The Twitterverse was aghast wondering if Brown might have been a bit over-served at the party prior to his speech. As he spoke of his readiness to work within the Senate right up until the transition in January, he seemed almost jubilant to be stepping down. While he may have run as the only moderate Republican and independent in the Senate. he showed very little moderation in his self-adulation.
Warren’s acceptance speech was a picture of a woman who had given everything to her campaign as an ambassador for the middle class electorate she fought so hard for. As a testament to these people, she immediately gave credit to them in her acceptance speech, citing their hard work and determination in getting her elected in the first place. Running on middle and working class rights and families, she was able to give both her nomination and her legislation back to the people who she ran for. In such a pivotal race, Warren represented a watershed moment for the Democratic Party. The party needs an ambassador like Warren in the Senate to fight for the progressive rights that so many incumbent Republicans had been able to ignore or blatantly vote against.
As the head of the Consumer Financial Protection Bureau, Warren's background in financial regulation serves as the broad basis for her platform of bank regulation and government oversight. Her speech at the Democratic National Convention may very well have pushed her over the edge in the Senate race. Her fiery rhetoric combined with her ability to cut right to the heart of the matter, she called out not only Mitt Romney, but the very institutions he represented.
"No, Governor Romney, corporations are not people. People have hearts, they have kids, they get jobs, they get sick, they cry, they dance. They live, they love, and they die. And that matters. That matters because we don't run this country for corporations. We run it for people," she said.
She then went on to address the role government plays in regulating Wall Street, sharply rebuking both the CEOs who dictate the rules and the legislators who get steam-rolled in the process: “Wall Street CEOs — the same ones who wrecked our economy and destroyed millions of jobs — still strut around Congress, no shame, demanding favors, and acting like we should thank them."
Warren's first big coup was her successful investigation of Capital One. Capital One was found guilty for fleecing consumers of millions of dollars and forced to pay back each cent. Even in the face of Washington lobbyists obfuscating her every move, Warren prevailed in a $250 million settlement. Looking ahead to a Senate that will need the support of their Democratic majority in order to push legislature through the Republican controlled house, Warren can look to the mandate she has received in Massachusetts to push a regulatory agenda that will mean more bank oversight paired with consumer protection.
As a self-proclaimed 'true progressive,' Warren seeks to combat the economic elitism of both Congressional and presidential predecessors. Warren opposes the Republican economic elitism embodied in a comment George W. Bush made at an $800-a-plate fundraiser during his presidency. “What an impressive crowd: the haves, and the have-mores. Some people call you the elite. I call you my base," the former president quipped.
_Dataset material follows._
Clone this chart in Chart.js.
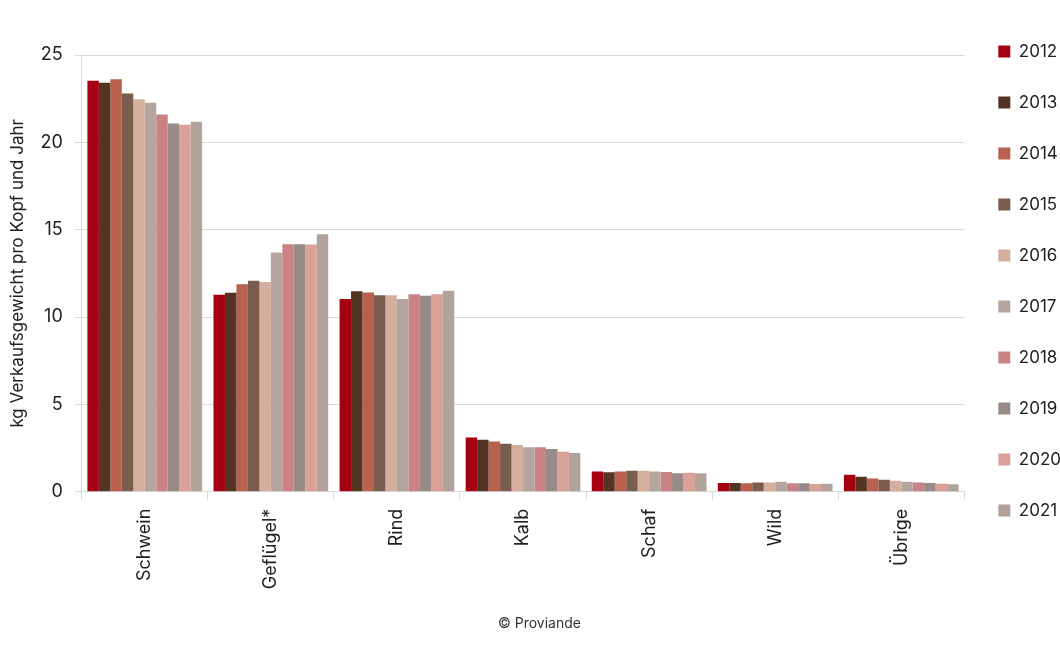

Since Warren was appointed to her position as head of the Consumer Financial Protection Bureau and had virtually no political ties previously, her ascent to the Massachusetts Senate is truly progressive. She sought nothing but the approval of the consumers and tax payers she hoped to represent. Defined as "the party for the people," progressives have evolved since their patriarch Teddy Roosevelt assumed office, becoming the progressive political authority of the early twentieth century.
While there is a tendency to portray Republicans as conservative elitists and Democrats as progressive liberals, the truth is more nuanced. Warren revives a movement which was somewhat dormant in the latter half of the twentieth century, when progressives feared being too far left of the Democratic Party center to get nominated.
Now, with the nominations of Chris Murphy (Conn.), Sherrod Brown (Ohio) Tammy Baldwin (Wis.) and Mazie Hirono (Hawaii) to the Senate, progressives are taking center stage in 2012.
Warren has already cast herself as a willing and able leader. The first female senator from Massachusetts, Warren serves as a beacon to women in politics, who now make up almost 20% of the Senate. She has firmly campaigned for "women's issues" such as upholding Roe vs. Wade. By surpassing Hillary Clinton in Senate campaign fundraising, Warren has become a great exemplar of successful Senate campaigns. Her campaign succeeded with both the grass-roots financial backing and on-point messages that get progressives elected.